5. Para concluir, retomemos a idéia de revolução presente neste conto. O sentido religioso de apocatástase apontava para a inclusão do diferente, do que desafia a ordem ( do demoníaco). Os outros dois mostram, cada um a sua maneira, um retorno a um ponto anterior, de onde o movimento começara. A razão retorna ao doente e ele se cura; o astro "volta" a seu ponto de origem. O primeiro sentido deixa marcas na narração: o narrador não deixa de se sentir seduzido pela desordem inicial. Quanto ao segundo, a recuperação da razão, este fato, aparentemente conservador, não evita, no entanto, um novo conhecimento sobre a vida. O Doutor Bilolo já não é mais só certezas e máximas: "- A vida é constante, progressivo desconhecimento....definiu o Dr. Bilolo, sério, entendo que pela primeira vez. ", desconcerta-se o narrador. Quanto ao astro da terceira acepção de apocatástase, vemos que, da peripécia do homem tornado sol pela palmeira, resta esta, a palmeira: "Só restava imudada, irreal, a palmeira." Esta palmeira é a marca do mito, tal qual o entende Benjamin: o resto que, muda e imudada, fala de um tempo recuperado alegoricamente, porque a palavra foi despertada em seu sono.

A nós, parece-nos que esta é a concepção política da estética de Guimarães Rosa: sua revolução não se marca como ruptura ou catástrofe, mas como um lúcido retorno ao mito, o que pode significar um desejo de recuperar aquilo que está para sempre perdido, ou algo que, não tendo sido nunca possuído , no entanto, brilha ali.

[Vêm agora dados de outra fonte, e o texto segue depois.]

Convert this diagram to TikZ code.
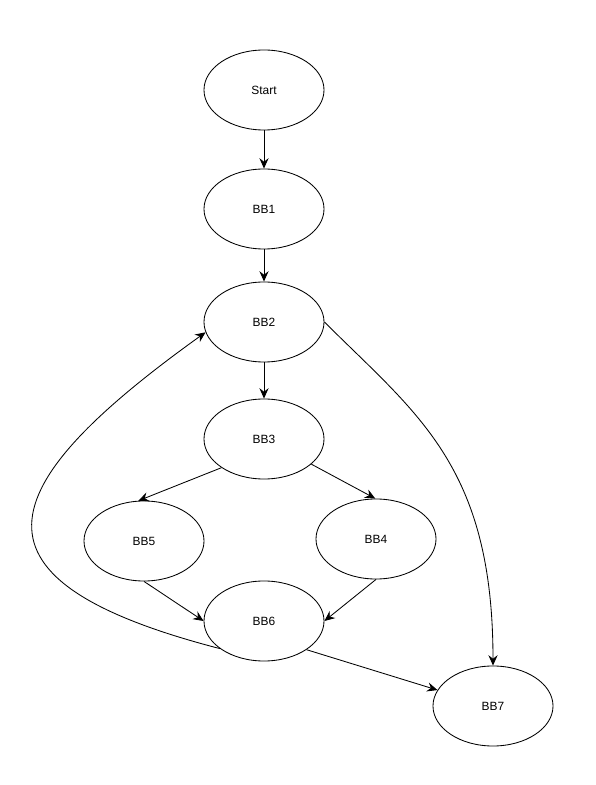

Referências Bibliográficas


BENJAMIN, W. Sobre el problema de la filosofia futura y otros ensayos. Trad. Roberto J. Vernengo. Caracas: Monte Avila Editores C.A. , 1961.
BOLLE, W. Grande Sertão: Cidades. Revista USP (24): 80-93, São Paulo: 1995
BOTTOMORE, T. Dicionário do pensamento marxista. Org. Antônio Monteiro Guimarães. Rio de Janeiro: Jorge Zahar Editor, 1988
Revista Visão " jul/1971 " p.52/58
ROSA, J. G. Ficção completa, em dois volumes. Rio de Janeiro: Nova Aguilar, 1994.


Terezinha Scher Pereira é professora de Literatura Comparada e de Literatura Brasileira da Universidade Federal de Juiz de Fora (MG). É co-autora do livro Fronteiras da literatura " discursos transculturais, Rio de Janeiro, Relume-Dumará, 1999.